In 1989, a 10-classroom addition was built by E. H. Glover, Inc. at a cost of $1.4 million. The first building-wide renewal of our school was constructed from 1996 to 1998 at a cost of $3.6 million. A new classroom wing was added, the library was renovated, and air conditioning was installed throughout the building. After the renovation was complete, our building was rededicated during our 30th anniversary celebration on May 30, 1998.
Principal Mary Dill retired at the end of the 1997-98 school year and was succeeded by our fifth principal, Gayle Andrews. Our sixth principal, Debra Lane, led Rolling Valley from 2007 to 2010. She was succeeded by our current principal, Maureen Boland.

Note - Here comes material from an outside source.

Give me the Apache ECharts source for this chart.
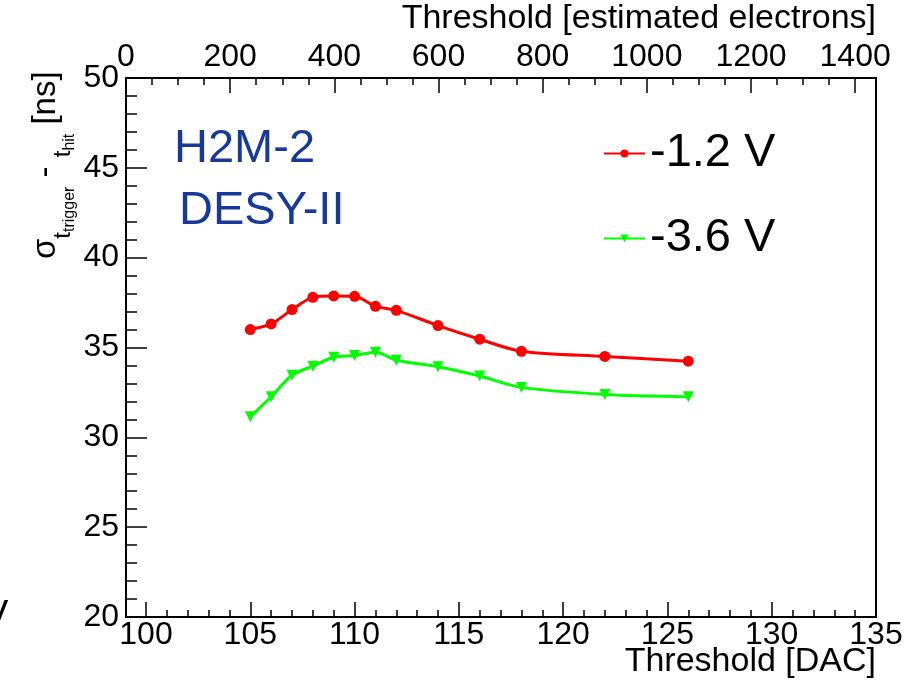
<!doctype html>
<html lang="en">
<head>
<meta charset="UTF-8">
<title>H2M-2 time resolution vs threshold</title>
<script src="https://cdn.jsdelivr.net/npm/echarts@6.0.0/dist/echarts.min.js"></script>
<style>
  html, body { margin: 0; padding: 0; background: #fff; }
  #main { width: 920px; height: 683px; }
</style>
</head>
<body>
<div id="main"></div>
<script type="text/javascript">
    // threshold in DAC units, one entry per measured point
    var dac = [105, 106, 107, 108, 109, 110, 111, 112, 114, 116, 118, 122, 126];
    // sigma(t_trigger - t_hit) in ns
    var sigmaBias12 = [36.0, 36.31, 37.11, 37.79, 37.87, 37.85, 37.29, 37.07, 36.22, 35.46, 34.79, 34.50, 34.24];
    var sigmaBias36 = [31.14, 32.26, 33.46, 33.96, 34.46, 34.55, 34.74, 34.29, 33.93, 33.41, 32.78, 32.39, 32.26];
    var seriesNames = ['-1.2 V', '-3.6 V'];

    // axis ticks
    var dacTicks = [100, 105, 110, 115, 120, 125, 130, 135];
    var electronTicks = [0, 200, 400, 600, 800, 1000, 1200, 1400];

    var dacMinor = [];
    for (var i = 100; i <= 134; i++) dacMinor.push(i);
    var electronMinor = [];
    for (var j = 0; j <= 1400; j += 50) electronMinor.push(j);

    var F = "'Liberation Sans', Arial, Helvetica, sans-serif";

    function pairs(ys) {
        var out = [];
        for (var k = 0; k < dac.length; k++) out.push([dac[k], ys[k]]);
        return out;
    }
    function plain(v) { return String(v); }

    var myChart = echarts.init(document.getElementById('main'), null, {renderer: 'canvas'});

    var blackLine = {show: true, lineStyle: {color: '#000', width: 2}};

    var option = {
        animation: false,
        backgroundColor: '#fff',
        grid: {
            left: 126, right: 44, top: 78, bottom: 66,
            show: true, borderColor: '#000', borderWidth: 2,
            outerBoundsMode: 'none'
        },
        title: [
            {text: 'H2M-2', left: 174, top: 126, padding: 0,
             textStyle: {fontSize: 47, fontWeight: 'normal', color: '#16399b', fontFamily: F}},
            {text: 'DESY-II', left: 179, top: 188, padding: 0,
             textStyle: {fontSize: 47, fontWeight: 'normal', color: '#16399b', fontFamily: F}}
        ],
        legend: {
            orient: 'vertical',
            left: 598, top: 125,
            itemWidth: 41, itemHeight: 10, itemGap: 38,
            selectedMode: false,
            data: seriesNames,
            textStyle: {fontSize: 47, color: '#000', fontFamily: F}
        },
        xAxis: [
            {   // bottom DAC axis, major ticks + labels
                type: 'value', position: 'bottom', min: 99.04, max: 135,
                axisLine: blackLine,
                axisTick: {inside: true, length: 15, customValues: dacTicks, lineStyle: {color: '#000', width: 1.5}},
                axisLabel: {customValues: dacTicks, formatter: plain, fontSize: 32, color: '#000', fontFamily: F, margin: 2},
                splitLine: {show: false},
                name: 'Threshold [DAC]', nameLocation: 'end', nameGap: 0, nameMoveOverlap: false,
                nameTextStyle: {fontSize: 34, color: '#000', fontFamily: F, align: 'right', verticalAlign: 'top', padding: [28, 0, 0, 0]}
            },
            {   // bottom DAC axis, minor ticks
                type: 'value', position: 'bottom', min: 99.04, max: 135,
                axisLine: {show: false},
                axisTick: {inside: true, length: 7, customValues: dacMinor, lineStyle: {color: '#000', width: 1.5}},
                axisLabel: {show: false},
                splitLine: {show: false}
            },
            {   // top electrons axis, major ticks + labels
                type: 'value', position: 'top', min: 0, max: 1440,
                axisLine: blackLine,
                axisTick: {inside: true, length: 15, customValues: electronTicks, lineStyle: {color: '#000', width: 1.5}},
                axisLabel: {customValues: electronTicks, formatter: plain, fontSize: 32, color: '#000', fontFamily: F, margin: 5},
                splitLine: {show: false},
                name: 'Threshold [estimated electrons]', nameLocation: 'end', nameGap: 0, nameMoveOverlap: false,
                nameTextStyle: {fontSize: 34, color: '#000', fontFamily: F, align: 'right', verticalAlign: 'bottom', padding: [0, 0, 42, 0]}
            },
            {   // top electrons axis, minor ticks
                type: 'value', position: 'top', min: 0, max: 1440,
                axisLine: {show: false},
                axisTick: {inside: true, length: 7, customValues: electronMinor, lineStyle: {color: '#000', width: 1.5}},
                axisLabel: {show: false},
                splitLine: {show: false}
            }
        ],
        yAxis: [{
            type: 'value', position: 'left', min: 20, max: 50, interval: 5,
            axisLine: blackLine,
            axisTick: {inside: true, length: 21, lineStyle: {color: '#000', width: 1.5}},
            minorTick: {show: true, splitNumber: 5, length: 11, lineStyle: {color: '#000', width: 1.5}},
            axisLabel: {fontSize: 32, color: '#000', fontFamily: F, margin: 7},
            splitLine: {show: false}
        }],
        graphic: [
            {   // y axis title, reads bottom to top
                type: 'text', x: 29, y: 259, rotation: Math.PI / 2,
                style: {
                    text: '{a|σ}{b|t}{c|trigger}{a| - }{b|t}{c|hit}{a| [ns]}',
                    fill: '#000',
                    rich: {
                        a: {fontSize: 33, fontFamily: F, fill: '#000', verticalAlign: 'top', lineHeight: 33},
                        b: {fontSize: 24, fontFamily: F, fill: '#000', verticalAlign: 'top', lineHeight: 24, padding: [22, 0, 0, 0]},
                        c: {fontSize: 16, fontFamily: F, fill: '#000', verticalAlign: 'top', lineHeight: 16, padding: [33, 0, 0, 0]}
                    }
                }
            },
            {   // stray letter cut off at the left edge
                type: 'text', x: -17, y: 598,
                style: {text: 'V', fontSize: 38, fontFamily: F, fill: '#000'}
            }
        ],
        series: [
            {
                name: seriesNames[0], type: 'line', xAxisIndex: 0, yAxisIndex: 0,
                data: pairs(sigmaBias12),
                smooth: 0.3,
                symbol: 'circle', symbolSize: 11,
                lineStyle: {color: '#ff0000', width: 3},
                itemStyle: {color: '#ff0000'}
            },
            {
                name: seriesNames[1], type: 'line', xAxisIndex: 0, yAxisIndex: 0,
                data: pairs(sigmaBias36),
                smooth: 0.3,
                symbol: 'triangle', symbolRotate: 180, symbolSize: 11,
                lineStyle: {color: '#00ff00', width: 3},
                itemStyle: {color: '#00ff00'}
            }
        ]
    };

    myChart.setOption(option);
</script>
</body>
</html>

Did you know that Rolling Valley's first mascot was a giant? We have no artwork or photographs of this mascot, but alumna Karen Drain recalls that the giant was a large man with a club in his hand. There were trees at his feet to give a sense of his cartoonish size. Our second mascot was a unicorn. The first appearance of the unicorn in our yearbooks was in 1982. In 1993, our mascot changed to the rockets. On the occasion of our school's 30th anniversary celebration, in May 1998, then Principal Mary M. Dill stated, "When we chose the rocket we thought about soaring into the 21st century. We are rocketing into the future... but we do want to remember the past because when you remember your past it helps you build on the future." Rolling Valley's current mascot, the Rockin’ Robin, came into use in 1999.